At the 16th Alpensymposium 2018 held last week in Interlaken, Switzerland, Successful Green founder Andrea Schaller had the opportunity to speak with two young plastic waste activists from Bali, Indonesia.
Sixteen-year-old Melati Wijsen and her fourteen-year-old sister Isabel are campaigning to ban plastic bags locally and reduce the impact of plastic waste globally. They started when they were only 12 and 10 years old, and their mission is already being heard on a global scale. They have previously spoken at a TED talk in London, as well as in New York at the United Nations for World Oceans Day 2017.
Bali, Island of Gods – or Island of Trash?
“There is no escaping the plastic waste, especially during the rainy season when the trash gets washed down the rivers to the coastline. Wind and ocean currents also direct plastic towards the beaches,” Melati explains.
“Who´s going to do something about it?” they asked themselves.
Tourism is the biggest industry in Bali, and many hotels take care to clean the beaches in front of their area. But that´s not a long-term solution, the sisters soon realised. “The government isn´t really taking action, it´s the private sector organising clean-ups, and unfortunately that´s not very consistent.”
That´s why they founded an organisation called Bye Bye Plastic Bags, an NGO with the mission to get the population (and tourists) of Bali to say no to plastic bags. Indonesia really only started using plastic bags about 20 years ago, they explain.
“Saying no to plastic bags – that´s just the warming up,” says Melati. “It´s an easy first step solution that can be implemented on a government level. But the long term goal is waste management, with separation of plastics, and that´s one of the things we are lobbying for.”
The challenge of sorting
What do they do with all the plastic cleaned up from the beaches?
“The only recycling stations are private sector, so we are lucky enough to have teamed up with them so they can recycle materials,” they explain. The plastic is sent over to Java, a larger neighbouring island, for proper recycling.
One big challenge however is that a lot of the plastic is hard to identify and sort, so much of it ends up in local landfills. When these spill over, some of the plastic waste eventually ends up in the ocean and on beaches again.
Raising local awareness
Isabel points out that approximately two thirds of fish at the markets have plastic in their stomachs, and this is one way they can show local communities the impact of plastic waste. Fishing plays a large role in traditional Balinese lifestyle and livelihood, so when the fishermen make the connection that plastic is affecting their economy, there is much more willingness to change.
“Now the government needs to provide a foundation so that people can change more easily.”
The teenagers point out that “Bali is in the unique position in the sense that it has an autonomy; we get to use it to our advantage and urge the government to take that autonomy and be the leading island example for the rest of Indonesia to follow.”
Indonesia is the second largest plastic polluter in the world after China, its waste making up 10 per cent of plastic pollution in the oceans. So if changes are effectively made there, the impact is significant.
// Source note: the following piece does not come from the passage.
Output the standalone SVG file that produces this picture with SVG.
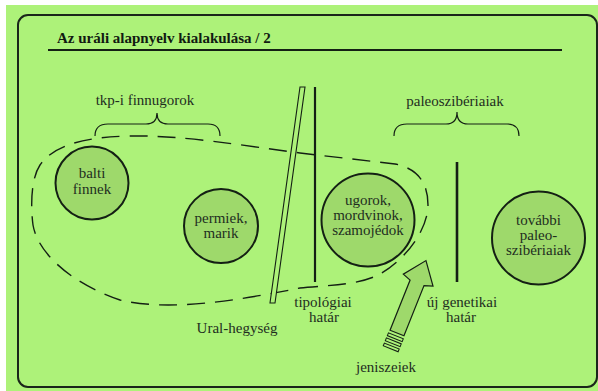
<svg xmlns="http://www.w3.org/2000/svg" width="598" height="391" viewBox="0 0 598 391">
<style>
text{font-family:'Liberation Serif','DejaVu Serif','Times New Roman',serif}
.t{font-size:15px;fill:#1f2e1f;text-anchor:middle}
.title{font-size:15px;font-weight:bold;fill:#111a11}
.node{fill:#9ed96b;stroke:#142014;stroke-width:2}
.ln{stroke:#142014;fill:none}
</style>
<rect x="0" y="0" width="598" height="391" fill="#ffffff"/>
<rect x="6" y="5" width="592" height="386" fill="#adf279"/>
<rect x="18" y="15" width="579" height="372" rx="10" ry="10" fill="none" stroke="#1a261a" stroke-width="2"/>
<text class="title" x="57" y="43" font-family="Liberation Serif, serif">Az uráli alapnyelv kialakulása / 2</text>
<line class="ln" x1="48" y1="50" x2="562" y2="50" stroke-width="2"/>

<g id="connectors">
  <path id="dashed-area" class="ln" stroke-width="1.4" stroke-dasharray="18 10" d="M 300 288 C 330 285 360 285 380 274 C 405 260 428 230 428 205 C 428 180 415 168 395 164 L 300 153 C 240 145 180 135 130 136 C 90 137 55 143 40 165 C 30 180 31 210 33 225 C 38 255 75 285 120 300 C 170 312 240 300 300 288 Z"/>
  <path id="brace-tkp" class="ln" stroke-width="1.2" d="M 95 136 C 95 128 99 124 108 124 L 146 124 C 153 124 157 120 157 113 C 157 120 161 124 168 124 L 208 124 C 216 124 220 128 220 136"/>
  <path id="brace-paleo" class="ln" stroke-width="1.2" d="M 394 136 C 394 128 398 124 407 124 L 446 124 C 453 124 457 120 457 112 C 457 120 461 124 468 124 L 507 124 C 515 124 519 128 519 136"/>
  <polygon id="ural" points="300,87 305,87 275,303 270,303" fill="#adf279" stroke="#142014" stroke-width="1.1"/>
  <line id="tipologiai" class="ln" x1="315" y1="87" x2="315" y2="282" stroke-width="2.2"/>
  <line id="genetikai" class="ln" x1="457" y1="162" x2="457" y2="282" stroke-width="2.6"/>
  <g id="arrow" transform="translate(397,333) rotate(21.8)">
    <path d="M 0 -78 L 16 -57 L 7.5 -54 L 7.5 0 L -7.5 0 L -7.5 -54 L -16 -57 Z" fill="#9ed96b" stroke="#142014" stroke-width="1.2" stroke-linejoin="miter"/>
    <rect x="-8" y="3" width="16" height="3" fill="#adf279" stroke="#142014" stroke-width="1"/>
    <rect x="-8" y="8.5" width="16" height="3" fill="#adf279" stroke="#142014" stroke-width="1"/>
    <rect x="-8" y="14" width="16" height="3" fill="#adf279" stroke="#142014" stroke-width="1"/>
  </g>
</g>

<g id="balti">
  <circle class="node" cx="92" cy="183" r="36.5"/>
  <text class="t" x="92" y="178">balti</text>
  <text class="t" x="92" y="194">finnek</text>
</g>
<g id="permiek">
  <circle class="node" cx="221" cy="226" r="37"/>
  <text class="t" x="221" y="223">permiek,</text>
  <text class="t" x="221" y="238">marik</text>
</g>
<g id="ugorok">
  <circle class="node" cx="368" cy="220" r="46.5"/>
  <text class="t" x="368" y="205">ugorok,</text>
  <text class="t" x="368" y="220">mordvinok,</text>
  <text class="t" x="368" y="235">szamojédok</text>
</g>
<g id="tovabbi">
  <circle class="node" cx="538.5" cy="238" r="46.5"/>
  <text class="t" x="538.5" y="225">további</text>
  <text class="t" x="538.5" y="240">paleo-</text>
  <text class="t" x="538.5" y="255">szibériaiak</text>
</g>

<g id="labels">
  <text class="t" x="145" y="105">tkp-i finnugorok</text>
  <text class="t" x="455" y="106">paleoszibériaiak</text>
  <text class="t" x="237" y="333">Ural-hegység</text>
  <text class="t" x="323" y="307">tipológiai</text>
  <text class="t" x="324" y="322">határ</text>
  <text class="t" x="462" y="307">új genetikai</text>
  <text class="t" x="461" y="322">határ</text>
  <text class="t" x="386" y="372">jeniszeiek</text>
</g>
</svg>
The sisters also have a social enterprise producing alternative bags to plastic together with Balinese women. These are made from recycled materials, such as newspaper, donated sheets from hotels, and old clothing. At the moment, production is not so large that it could replace plastic bags in supermarkets, but they are working with other organisations on Bali producing alternative bags and packaging, as well as enabling those bags to reach retailers.
Another project the sisters have created is an online platform called Welcome Alternative Bags, where the goal is to connect producers and seekers of alternative bags.
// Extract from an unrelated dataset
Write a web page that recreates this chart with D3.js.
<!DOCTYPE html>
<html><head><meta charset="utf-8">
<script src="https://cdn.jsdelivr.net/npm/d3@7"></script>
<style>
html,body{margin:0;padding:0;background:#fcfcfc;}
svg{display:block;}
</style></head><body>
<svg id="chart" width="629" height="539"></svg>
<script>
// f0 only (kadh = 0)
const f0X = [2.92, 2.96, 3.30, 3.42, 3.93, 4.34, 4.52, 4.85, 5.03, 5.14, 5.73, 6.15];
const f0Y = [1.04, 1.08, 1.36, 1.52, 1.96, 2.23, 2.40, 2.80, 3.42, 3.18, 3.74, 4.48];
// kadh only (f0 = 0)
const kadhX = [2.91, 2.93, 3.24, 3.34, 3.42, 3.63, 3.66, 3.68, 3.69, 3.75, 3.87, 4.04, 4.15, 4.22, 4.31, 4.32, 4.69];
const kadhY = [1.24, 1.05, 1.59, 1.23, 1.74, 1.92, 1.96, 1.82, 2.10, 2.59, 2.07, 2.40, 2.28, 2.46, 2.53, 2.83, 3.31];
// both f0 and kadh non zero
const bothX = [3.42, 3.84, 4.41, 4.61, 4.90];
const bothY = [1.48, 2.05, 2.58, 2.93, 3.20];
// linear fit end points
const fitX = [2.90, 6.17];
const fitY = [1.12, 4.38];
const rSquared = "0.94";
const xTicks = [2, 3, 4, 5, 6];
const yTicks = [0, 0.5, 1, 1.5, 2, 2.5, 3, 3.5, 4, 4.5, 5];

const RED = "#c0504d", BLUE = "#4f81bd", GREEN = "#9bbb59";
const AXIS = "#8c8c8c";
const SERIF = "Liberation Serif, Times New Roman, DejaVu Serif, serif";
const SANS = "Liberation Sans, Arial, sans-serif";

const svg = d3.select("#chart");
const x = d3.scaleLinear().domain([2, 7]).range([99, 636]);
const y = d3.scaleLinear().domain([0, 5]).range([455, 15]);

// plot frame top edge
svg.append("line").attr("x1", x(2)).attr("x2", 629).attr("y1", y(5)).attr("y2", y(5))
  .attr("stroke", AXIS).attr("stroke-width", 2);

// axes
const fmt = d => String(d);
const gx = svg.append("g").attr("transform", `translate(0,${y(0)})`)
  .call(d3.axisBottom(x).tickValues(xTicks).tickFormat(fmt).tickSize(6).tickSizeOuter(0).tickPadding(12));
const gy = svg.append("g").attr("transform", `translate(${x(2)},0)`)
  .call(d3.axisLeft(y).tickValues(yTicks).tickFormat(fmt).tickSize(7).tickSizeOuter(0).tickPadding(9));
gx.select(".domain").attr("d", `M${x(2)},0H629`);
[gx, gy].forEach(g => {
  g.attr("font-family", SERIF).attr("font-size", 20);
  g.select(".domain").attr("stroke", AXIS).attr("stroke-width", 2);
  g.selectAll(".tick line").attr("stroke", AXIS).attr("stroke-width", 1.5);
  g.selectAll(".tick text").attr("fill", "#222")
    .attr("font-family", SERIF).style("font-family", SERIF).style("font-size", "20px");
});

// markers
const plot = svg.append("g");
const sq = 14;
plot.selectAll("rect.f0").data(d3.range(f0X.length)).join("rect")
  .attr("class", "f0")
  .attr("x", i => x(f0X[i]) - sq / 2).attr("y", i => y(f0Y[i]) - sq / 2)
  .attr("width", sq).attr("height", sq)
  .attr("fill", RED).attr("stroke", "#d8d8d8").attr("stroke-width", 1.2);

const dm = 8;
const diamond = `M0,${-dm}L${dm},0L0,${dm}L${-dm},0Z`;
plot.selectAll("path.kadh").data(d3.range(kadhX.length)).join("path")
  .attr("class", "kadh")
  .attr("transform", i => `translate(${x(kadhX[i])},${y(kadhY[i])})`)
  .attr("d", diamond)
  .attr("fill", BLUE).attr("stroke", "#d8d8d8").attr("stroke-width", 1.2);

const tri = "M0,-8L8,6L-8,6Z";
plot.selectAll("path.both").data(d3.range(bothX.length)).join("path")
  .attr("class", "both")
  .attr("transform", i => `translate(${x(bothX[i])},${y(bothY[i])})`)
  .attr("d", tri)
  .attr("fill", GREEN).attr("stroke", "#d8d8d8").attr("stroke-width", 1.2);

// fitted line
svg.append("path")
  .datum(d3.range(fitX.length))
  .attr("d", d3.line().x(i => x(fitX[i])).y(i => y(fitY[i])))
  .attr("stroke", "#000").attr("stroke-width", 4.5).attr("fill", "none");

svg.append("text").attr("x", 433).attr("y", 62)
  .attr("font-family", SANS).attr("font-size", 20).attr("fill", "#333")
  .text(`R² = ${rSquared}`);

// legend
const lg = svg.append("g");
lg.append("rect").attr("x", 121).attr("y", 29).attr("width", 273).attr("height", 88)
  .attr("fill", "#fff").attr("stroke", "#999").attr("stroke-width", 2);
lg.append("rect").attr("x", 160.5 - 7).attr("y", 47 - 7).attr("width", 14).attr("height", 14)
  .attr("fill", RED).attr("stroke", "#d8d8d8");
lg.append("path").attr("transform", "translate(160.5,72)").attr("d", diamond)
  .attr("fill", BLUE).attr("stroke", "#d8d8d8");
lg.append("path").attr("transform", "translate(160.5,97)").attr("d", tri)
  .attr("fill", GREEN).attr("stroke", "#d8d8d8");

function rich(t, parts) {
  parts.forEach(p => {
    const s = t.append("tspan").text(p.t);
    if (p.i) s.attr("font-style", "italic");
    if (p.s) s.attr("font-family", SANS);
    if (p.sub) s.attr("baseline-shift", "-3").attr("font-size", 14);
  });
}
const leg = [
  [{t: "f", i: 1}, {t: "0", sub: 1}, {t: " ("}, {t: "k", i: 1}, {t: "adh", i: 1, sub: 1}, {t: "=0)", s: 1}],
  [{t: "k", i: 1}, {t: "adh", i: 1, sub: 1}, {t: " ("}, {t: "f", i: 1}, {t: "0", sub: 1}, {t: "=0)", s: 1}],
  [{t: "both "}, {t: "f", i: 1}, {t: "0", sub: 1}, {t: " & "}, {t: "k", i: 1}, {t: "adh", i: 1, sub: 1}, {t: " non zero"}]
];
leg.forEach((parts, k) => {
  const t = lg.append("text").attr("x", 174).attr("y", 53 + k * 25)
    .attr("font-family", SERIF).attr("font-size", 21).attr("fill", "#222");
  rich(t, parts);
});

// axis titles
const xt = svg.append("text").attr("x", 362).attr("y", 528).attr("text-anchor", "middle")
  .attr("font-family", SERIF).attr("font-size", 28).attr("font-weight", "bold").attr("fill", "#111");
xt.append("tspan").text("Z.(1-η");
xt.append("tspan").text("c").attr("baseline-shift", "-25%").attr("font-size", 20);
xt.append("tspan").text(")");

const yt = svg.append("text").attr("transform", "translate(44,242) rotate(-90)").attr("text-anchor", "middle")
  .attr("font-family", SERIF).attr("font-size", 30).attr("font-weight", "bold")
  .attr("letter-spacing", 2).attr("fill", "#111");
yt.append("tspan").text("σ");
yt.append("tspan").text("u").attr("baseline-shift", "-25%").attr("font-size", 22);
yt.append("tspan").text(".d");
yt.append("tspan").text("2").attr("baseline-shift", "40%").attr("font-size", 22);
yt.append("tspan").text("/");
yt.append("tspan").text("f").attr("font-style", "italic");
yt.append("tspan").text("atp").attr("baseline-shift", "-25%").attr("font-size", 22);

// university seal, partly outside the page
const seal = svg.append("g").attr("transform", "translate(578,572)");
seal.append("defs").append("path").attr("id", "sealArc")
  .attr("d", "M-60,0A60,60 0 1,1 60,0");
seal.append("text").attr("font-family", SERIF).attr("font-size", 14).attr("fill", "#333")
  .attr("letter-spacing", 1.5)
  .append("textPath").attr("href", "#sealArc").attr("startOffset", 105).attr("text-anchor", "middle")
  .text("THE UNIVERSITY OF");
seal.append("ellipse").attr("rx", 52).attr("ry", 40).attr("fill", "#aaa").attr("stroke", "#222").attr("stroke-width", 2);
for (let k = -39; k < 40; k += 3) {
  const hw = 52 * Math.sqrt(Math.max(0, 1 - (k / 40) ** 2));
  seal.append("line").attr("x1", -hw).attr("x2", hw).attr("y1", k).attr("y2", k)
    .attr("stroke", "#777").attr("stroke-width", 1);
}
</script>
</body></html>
Empowering young changemakers
Throughout their travels these past few years, Isabel and Melati have met many young, passionate, and dedicated activists “who have some of the most realistic solutions to some of the most complex issues we are facing right now.” That ignited a passion to try to empower the younger generation.
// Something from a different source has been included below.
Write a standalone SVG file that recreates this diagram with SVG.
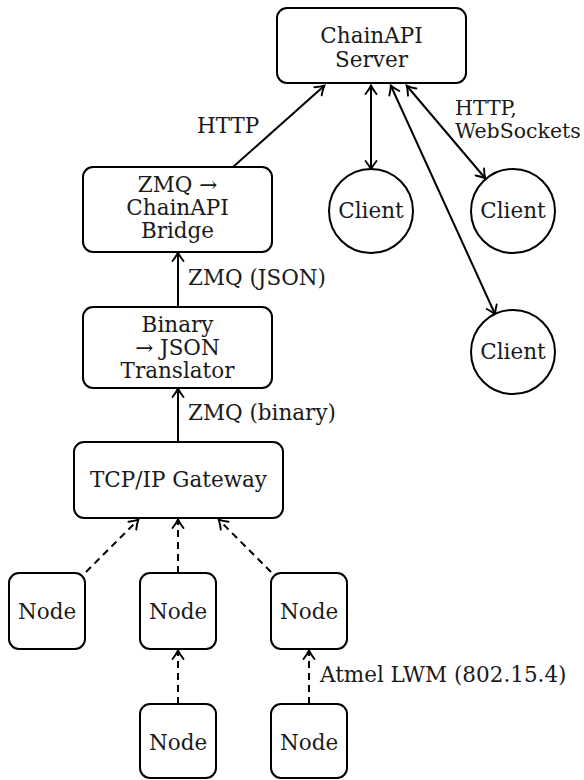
<svg xmlns="http://www.w3.org/2000/svg" width="584" height="780" viewBox="0 0 584 780">
<style>
.box{fill:#fff;stroke:#000;stroke-width:2}
.t{font-family:'DejaVu Serif', 'Liberation Serif', serif;font-size:21.5px;fill:#1a1a1a;text-anchor:middle}
.l{font-family:'DejaVu Serif', 'Liberation Serif', serif;font-size:21.5px;fill:#1a1a1a}
.s{font-size:20.5px}
.c{fill:none;stroke:#000;stroke-width:2}
.d{fill:none;stroke:#000;stroke-width:2;stroke-dasharray:7 5}
</style>
<defs>
<marker id="ah" markerUnits="userSpaceOnUse" markerWidth="16" markerHeight="16" refX="11" refY="8" orient="auto-start-reverse" viewBox="0 0 16 16">
<path d="M3 2.5 Q7.5 6.2 11.5 8 Q7.5 9.8 3 13.5" fill="none" stroke="#000" stroke-width="1.9" stroke-linecap="round"/>
</marker>
</defs>
<g id="connectors">
<line class="c" x1="233" y1="167" x2="324" y2="86" marker-end="url(#ah)"/>
<line class="c" x1="371" y1="86" x2="371" y2="169" marker-start="url(#ah)" marker-end="url(#ah)"/>
<line class="c" x1="407" y1="86" x2="485" y2="178" marker-start="url(#ah)" marker-end="url(#ah)"/>
<line class="c" x1="391" y1="86" x2="495" y2="314" marker-start="url(#ah)" marker-end="url(#ah)"/>
<line class="c" x1="178" y1="307" x2="178" y2="253" marker-end="url(#ah)"/>
<line class="c" x1="178" y1="442" x2="178" y2="389" marker-end="url(#ah)"/>
<line class="d" x1="86" y1="572" x2="138" y2="520" marker-end="url(#ah)"/>
<line class="d" x1="178" y1="573" x2="178" y2="520" marker-end="url(#ah)"/>
<line class="d" x1="271" y1="572" x2="219" y2="520" marker-end="url(#ah)"/>
<line class="d" x1="178" y1="704" x2="178" y2="651" marker-end="url(#ah)"/>
<line class="d" x1="309" y1="704" x2="309" y2="651" marker-end="url(#ah)"/>
<text class="l" x="197" y="133">HTTP</text>
<text class="l s" x="455" y="115">HTTP,</text>
<text class="l s" x="455" y="138">WebSockets</text>
<text class="l" x="188" y="285">ZMQ (JSON)</text>
<text class="l" x="188" y="420">ZMQ (binary)</text>
<text class="l" x="320" y="682">Atmel LWM (802.15.4)</text>
</g>
<g id="server">
<rect class="box" x="277" y="8" width="189" height="75" rx="10"/>
<text class="t" x="371.5" y="43">ChainAPI</text>
<text class="t" x="371.5" y="67">Server</text>
</g>
<g id="client1"><circle class="box" cx="371" cy="211" r="42"/><text class="t" x="371" y="218">Client</text></g>
<g id="client2"><circle class="box" cx="513" cy="211" r="42"/><text class="t" x="513" y="218">Client</text></g>
<g id="client3"><circle class="box" cx="513" cy="352" r="42"/><text class="t" x="513" y="359">Client</text></g>
<g id="bridge">
<rect class="box" x="83" y="167" width="189" height="85" rx="10"/>
<text class="t" x="177.5" y="192">ZMQ →</text>
<text class="t" x="177.5" y="215">ChainAPI</text>
<text class="t" x="177.5" y="238">Bridge</text>
</g>
<g id="translator">
<rect class="box" x="83" y="307" width="189" height="81" rx="10"/>
<text class="t" x="177.5" y="332">Binary</text>
<text class="t" x="177.5" y="355">→ JSON</text>
<text class="t" x="177.5" y="378">Translator</text>
</g>
<g id="gateway">
<rect class="box" x="74" y="442" width="209" height="76" rx="10"/>
<text class="t" x="178.5" y="487">TCP/IP Gateway</text>
</g>
<g id="node1"><rect class="box" x="9" y="573" width="76" height="76" rx="10"/><text class="t" x="47" y="619">Node</text></g>
<g id="node2"><rect class="box" x="140" y="573" width="76" height="76" rx="10"/><text class="t" x="178" y="619">Node</text></g>
<g id="node3"><rect class="box" x="271" y="573" width="76" height="76" rx="10"/><text class="t" x="309" y="619">Node</text></g>
<g id="node4"><rect class="box" x="140" y="704" width="76" height="74" rx="10"/><text class="t" x="178" y="750">Node</text></g>
<g id="node5"><rect class="box" x="271" y="704" width="76" height="74" rx="10"/><text class="t" x="309" y="750">Node</text></g>
</svg>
Inspired, they decided to create a place where young changemakers can come together and connect. The focus is on environment and biodiversity, humanity, and spirituality; the common thread lies in innovation, technology, and sustainability. It provides the opportunity for youngsters to come together to create without the drive for economic profit or ego holding them back, but just because they want to make a change.
As the Wijsen sisters broaden their horizons, Successful Green has offered to publish their articles, so make sure to check back regularly and follow up on all the projects these ambitious girls are tackling.
“This movement has become a lot bigger than just saying no to plastic bags, it´s tapping into this massive picture.”